— Exercise prompt —
With pictures left out, retype the lines from the start of the records through the one that contains "start_x = 0.201".

— Materials provided —
****************************************
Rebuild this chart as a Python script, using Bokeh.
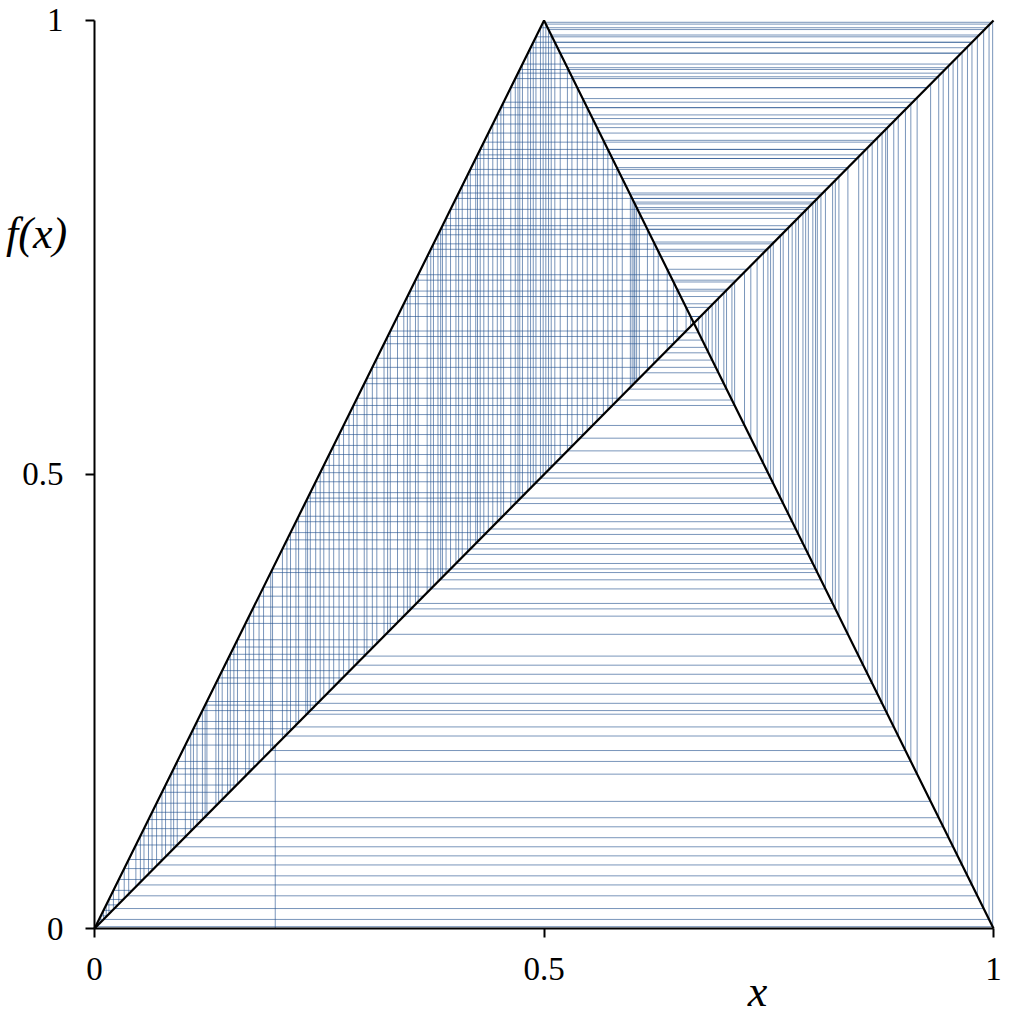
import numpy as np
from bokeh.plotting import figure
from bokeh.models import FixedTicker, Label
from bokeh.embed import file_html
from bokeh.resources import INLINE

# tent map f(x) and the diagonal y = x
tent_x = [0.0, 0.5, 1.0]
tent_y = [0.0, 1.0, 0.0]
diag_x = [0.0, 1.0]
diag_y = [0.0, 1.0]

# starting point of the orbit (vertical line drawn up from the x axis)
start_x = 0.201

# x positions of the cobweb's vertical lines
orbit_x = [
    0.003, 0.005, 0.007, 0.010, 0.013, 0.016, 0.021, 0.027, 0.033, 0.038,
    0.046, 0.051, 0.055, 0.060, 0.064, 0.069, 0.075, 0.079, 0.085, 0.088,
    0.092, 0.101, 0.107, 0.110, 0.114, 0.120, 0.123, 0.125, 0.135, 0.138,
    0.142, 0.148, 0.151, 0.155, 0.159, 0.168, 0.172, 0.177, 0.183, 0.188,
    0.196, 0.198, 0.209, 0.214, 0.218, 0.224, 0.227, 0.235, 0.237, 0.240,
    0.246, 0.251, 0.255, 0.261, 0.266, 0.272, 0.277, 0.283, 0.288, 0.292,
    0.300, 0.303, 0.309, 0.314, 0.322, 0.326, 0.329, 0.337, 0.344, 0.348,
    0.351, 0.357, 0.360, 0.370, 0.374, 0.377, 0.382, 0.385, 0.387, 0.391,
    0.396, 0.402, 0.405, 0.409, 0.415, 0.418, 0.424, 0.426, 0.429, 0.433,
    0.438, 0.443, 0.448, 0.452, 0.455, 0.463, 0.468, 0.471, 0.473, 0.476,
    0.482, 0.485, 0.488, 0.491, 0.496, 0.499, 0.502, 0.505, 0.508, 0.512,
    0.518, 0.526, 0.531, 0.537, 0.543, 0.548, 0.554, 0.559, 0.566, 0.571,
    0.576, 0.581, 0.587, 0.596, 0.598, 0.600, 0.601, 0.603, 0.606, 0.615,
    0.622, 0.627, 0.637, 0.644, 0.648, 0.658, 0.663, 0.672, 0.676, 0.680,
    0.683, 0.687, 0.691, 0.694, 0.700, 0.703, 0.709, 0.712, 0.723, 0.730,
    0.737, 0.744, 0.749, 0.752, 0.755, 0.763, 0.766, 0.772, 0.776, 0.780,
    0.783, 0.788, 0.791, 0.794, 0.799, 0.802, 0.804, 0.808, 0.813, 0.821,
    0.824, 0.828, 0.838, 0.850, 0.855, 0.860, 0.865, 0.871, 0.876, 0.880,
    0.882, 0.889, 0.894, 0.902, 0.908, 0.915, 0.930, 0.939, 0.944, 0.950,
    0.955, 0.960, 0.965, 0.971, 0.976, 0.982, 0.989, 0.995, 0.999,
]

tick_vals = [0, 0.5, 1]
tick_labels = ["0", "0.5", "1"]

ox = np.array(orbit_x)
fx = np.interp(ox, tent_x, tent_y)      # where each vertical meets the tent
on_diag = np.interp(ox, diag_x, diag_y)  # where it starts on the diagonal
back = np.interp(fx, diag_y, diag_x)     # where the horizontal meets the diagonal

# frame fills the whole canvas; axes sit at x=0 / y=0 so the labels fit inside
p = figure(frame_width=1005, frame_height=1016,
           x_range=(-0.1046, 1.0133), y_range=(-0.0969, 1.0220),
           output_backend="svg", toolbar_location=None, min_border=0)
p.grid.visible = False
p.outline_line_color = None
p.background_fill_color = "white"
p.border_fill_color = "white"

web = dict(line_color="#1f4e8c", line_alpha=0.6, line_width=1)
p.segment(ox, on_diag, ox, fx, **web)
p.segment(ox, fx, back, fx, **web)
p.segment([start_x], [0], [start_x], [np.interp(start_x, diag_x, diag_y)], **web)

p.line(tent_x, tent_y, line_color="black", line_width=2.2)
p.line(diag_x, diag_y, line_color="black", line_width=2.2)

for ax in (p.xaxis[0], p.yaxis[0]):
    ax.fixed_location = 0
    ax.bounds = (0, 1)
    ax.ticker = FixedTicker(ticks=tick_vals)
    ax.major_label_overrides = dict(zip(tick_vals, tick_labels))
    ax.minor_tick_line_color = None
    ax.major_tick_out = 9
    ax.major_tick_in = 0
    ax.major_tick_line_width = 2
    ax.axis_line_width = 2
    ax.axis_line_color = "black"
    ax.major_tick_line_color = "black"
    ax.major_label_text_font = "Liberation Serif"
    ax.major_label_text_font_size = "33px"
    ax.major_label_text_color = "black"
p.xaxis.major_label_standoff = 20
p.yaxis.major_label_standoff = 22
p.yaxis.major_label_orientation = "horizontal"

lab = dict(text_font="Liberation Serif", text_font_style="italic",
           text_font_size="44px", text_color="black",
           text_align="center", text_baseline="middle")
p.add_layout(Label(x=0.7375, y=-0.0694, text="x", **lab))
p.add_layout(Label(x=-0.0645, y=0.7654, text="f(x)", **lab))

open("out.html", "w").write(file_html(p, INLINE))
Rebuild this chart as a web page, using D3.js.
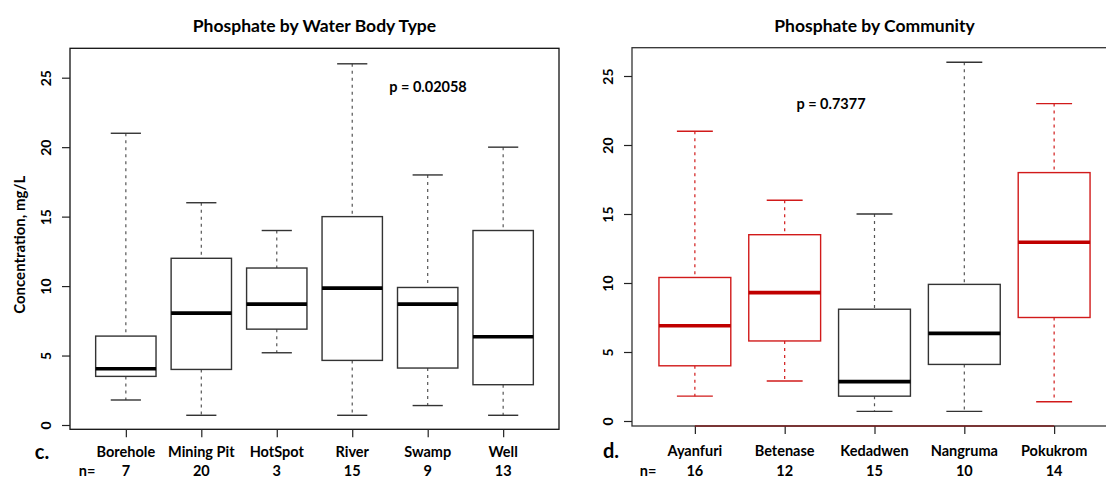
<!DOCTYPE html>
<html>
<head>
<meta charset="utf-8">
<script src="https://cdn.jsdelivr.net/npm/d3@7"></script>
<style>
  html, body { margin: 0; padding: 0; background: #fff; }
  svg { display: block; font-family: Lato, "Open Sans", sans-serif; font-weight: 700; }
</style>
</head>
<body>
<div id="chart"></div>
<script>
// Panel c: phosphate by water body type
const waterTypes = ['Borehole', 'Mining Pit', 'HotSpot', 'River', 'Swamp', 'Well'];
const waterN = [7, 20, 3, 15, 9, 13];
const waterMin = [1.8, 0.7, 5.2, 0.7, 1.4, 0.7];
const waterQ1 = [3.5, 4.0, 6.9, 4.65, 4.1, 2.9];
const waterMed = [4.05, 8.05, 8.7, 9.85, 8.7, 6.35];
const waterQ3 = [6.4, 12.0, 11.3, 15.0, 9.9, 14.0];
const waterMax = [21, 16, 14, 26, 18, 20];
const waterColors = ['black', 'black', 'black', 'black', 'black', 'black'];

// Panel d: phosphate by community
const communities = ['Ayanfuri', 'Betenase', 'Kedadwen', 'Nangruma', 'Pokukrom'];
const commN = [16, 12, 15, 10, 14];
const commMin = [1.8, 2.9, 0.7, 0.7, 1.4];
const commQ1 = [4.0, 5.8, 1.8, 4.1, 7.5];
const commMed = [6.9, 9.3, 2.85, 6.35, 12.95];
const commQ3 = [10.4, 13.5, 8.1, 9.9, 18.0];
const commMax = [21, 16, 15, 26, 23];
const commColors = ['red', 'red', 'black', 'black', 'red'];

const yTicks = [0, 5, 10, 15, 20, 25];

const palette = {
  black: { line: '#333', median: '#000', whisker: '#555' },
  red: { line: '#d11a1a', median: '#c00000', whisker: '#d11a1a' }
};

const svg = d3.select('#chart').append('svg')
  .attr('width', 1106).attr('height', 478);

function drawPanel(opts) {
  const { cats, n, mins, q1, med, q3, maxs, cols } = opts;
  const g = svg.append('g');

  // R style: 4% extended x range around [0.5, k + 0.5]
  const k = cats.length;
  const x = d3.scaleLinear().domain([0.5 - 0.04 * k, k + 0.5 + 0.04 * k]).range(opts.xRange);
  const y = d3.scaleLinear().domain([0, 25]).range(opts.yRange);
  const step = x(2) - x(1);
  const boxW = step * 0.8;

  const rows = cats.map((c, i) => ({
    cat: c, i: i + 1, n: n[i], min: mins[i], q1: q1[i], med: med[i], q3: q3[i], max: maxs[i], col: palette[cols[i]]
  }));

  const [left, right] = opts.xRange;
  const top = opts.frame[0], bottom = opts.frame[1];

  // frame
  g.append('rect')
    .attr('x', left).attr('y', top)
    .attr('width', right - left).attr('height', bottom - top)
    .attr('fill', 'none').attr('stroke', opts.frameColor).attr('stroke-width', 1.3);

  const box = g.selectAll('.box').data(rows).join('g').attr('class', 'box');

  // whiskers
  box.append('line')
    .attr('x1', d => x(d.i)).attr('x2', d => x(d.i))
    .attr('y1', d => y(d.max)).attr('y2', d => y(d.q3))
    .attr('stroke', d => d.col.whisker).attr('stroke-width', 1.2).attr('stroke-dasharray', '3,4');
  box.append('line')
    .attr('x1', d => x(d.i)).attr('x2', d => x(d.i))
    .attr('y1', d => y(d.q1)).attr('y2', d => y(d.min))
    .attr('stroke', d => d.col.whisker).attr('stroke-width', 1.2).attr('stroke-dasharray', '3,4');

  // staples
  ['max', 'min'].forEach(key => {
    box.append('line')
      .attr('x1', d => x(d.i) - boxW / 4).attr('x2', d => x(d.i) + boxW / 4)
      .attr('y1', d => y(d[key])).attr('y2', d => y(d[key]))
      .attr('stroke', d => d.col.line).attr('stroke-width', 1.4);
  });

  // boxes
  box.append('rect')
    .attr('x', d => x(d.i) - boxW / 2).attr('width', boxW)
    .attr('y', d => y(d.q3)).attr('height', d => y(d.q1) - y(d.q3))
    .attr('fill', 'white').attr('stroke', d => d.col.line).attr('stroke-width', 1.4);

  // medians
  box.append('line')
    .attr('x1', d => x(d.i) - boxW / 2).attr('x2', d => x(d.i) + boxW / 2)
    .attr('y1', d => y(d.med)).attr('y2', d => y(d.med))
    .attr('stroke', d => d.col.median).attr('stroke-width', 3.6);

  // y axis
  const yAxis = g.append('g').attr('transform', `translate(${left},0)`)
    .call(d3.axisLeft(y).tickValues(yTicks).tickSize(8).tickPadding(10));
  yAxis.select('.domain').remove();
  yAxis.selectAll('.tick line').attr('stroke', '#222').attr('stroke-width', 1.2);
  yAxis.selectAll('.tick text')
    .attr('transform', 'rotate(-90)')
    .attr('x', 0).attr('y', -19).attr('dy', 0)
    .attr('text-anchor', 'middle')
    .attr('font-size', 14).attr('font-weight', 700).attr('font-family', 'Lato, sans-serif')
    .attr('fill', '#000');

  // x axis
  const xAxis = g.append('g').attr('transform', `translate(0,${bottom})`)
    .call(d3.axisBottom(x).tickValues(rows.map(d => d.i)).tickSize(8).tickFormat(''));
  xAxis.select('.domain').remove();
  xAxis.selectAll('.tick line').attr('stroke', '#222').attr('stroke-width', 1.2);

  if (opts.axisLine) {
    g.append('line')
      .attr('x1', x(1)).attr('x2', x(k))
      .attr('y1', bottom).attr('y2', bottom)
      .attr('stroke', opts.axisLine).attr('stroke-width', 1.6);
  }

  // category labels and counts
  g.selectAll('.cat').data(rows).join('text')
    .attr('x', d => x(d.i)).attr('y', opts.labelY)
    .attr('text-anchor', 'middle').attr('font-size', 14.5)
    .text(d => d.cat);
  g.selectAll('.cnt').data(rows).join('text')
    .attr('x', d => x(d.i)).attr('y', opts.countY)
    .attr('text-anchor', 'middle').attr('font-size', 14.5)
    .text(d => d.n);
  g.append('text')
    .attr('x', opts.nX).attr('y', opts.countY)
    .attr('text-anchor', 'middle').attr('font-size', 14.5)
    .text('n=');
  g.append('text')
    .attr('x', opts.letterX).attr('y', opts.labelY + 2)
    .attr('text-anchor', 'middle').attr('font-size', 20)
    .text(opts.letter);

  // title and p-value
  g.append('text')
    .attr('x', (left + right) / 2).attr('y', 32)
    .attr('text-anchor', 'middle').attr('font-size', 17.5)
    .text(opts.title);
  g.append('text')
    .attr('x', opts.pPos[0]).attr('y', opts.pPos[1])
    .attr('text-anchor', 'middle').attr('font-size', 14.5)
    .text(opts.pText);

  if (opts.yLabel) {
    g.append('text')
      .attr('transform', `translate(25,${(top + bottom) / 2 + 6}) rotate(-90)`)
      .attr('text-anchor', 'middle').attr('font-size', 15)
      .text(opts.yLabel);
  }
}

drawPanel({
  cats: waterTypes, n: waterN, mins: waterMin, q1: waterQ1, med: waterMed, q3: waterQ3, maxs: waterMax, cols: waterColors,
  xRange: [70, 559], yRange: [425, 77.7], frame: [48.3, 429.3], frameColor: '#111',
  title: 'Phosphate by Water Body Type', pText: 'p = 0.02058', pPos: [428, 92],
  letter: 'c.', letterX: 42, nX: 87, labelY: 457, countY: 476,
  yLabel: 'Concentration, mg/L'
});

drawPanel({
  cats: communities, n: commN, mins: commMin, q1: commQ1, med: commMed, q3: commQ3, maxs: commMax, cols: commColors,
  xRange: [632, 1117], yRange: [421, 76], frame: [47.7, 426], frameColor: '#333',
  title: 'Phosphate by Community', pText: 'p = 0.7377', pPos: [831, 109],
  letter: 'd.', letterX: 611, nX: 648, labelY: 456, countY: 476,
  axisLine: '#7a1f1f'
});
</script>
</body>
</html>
****************************************
— The output —
Rebuild this chart as a Python script, using Bokeh.
import numpy as np
from bokeh.plotting import figure
from bokeh.models import FixedTicker, Label
from bokeh.embed import file_html
from bokeh.resources import INLINE

# tent map f(x) and the diagonal y = x
tent_x = [0.0, 0.5, 1.0]
tent_y = [0.0, 1.0, 0.0]
diag_x = [0.0, 1.0]
diag_y = [0.0, 1.0]

# starting point of the orbit (vertical line drawn up from the x axis)
start_x = 0.201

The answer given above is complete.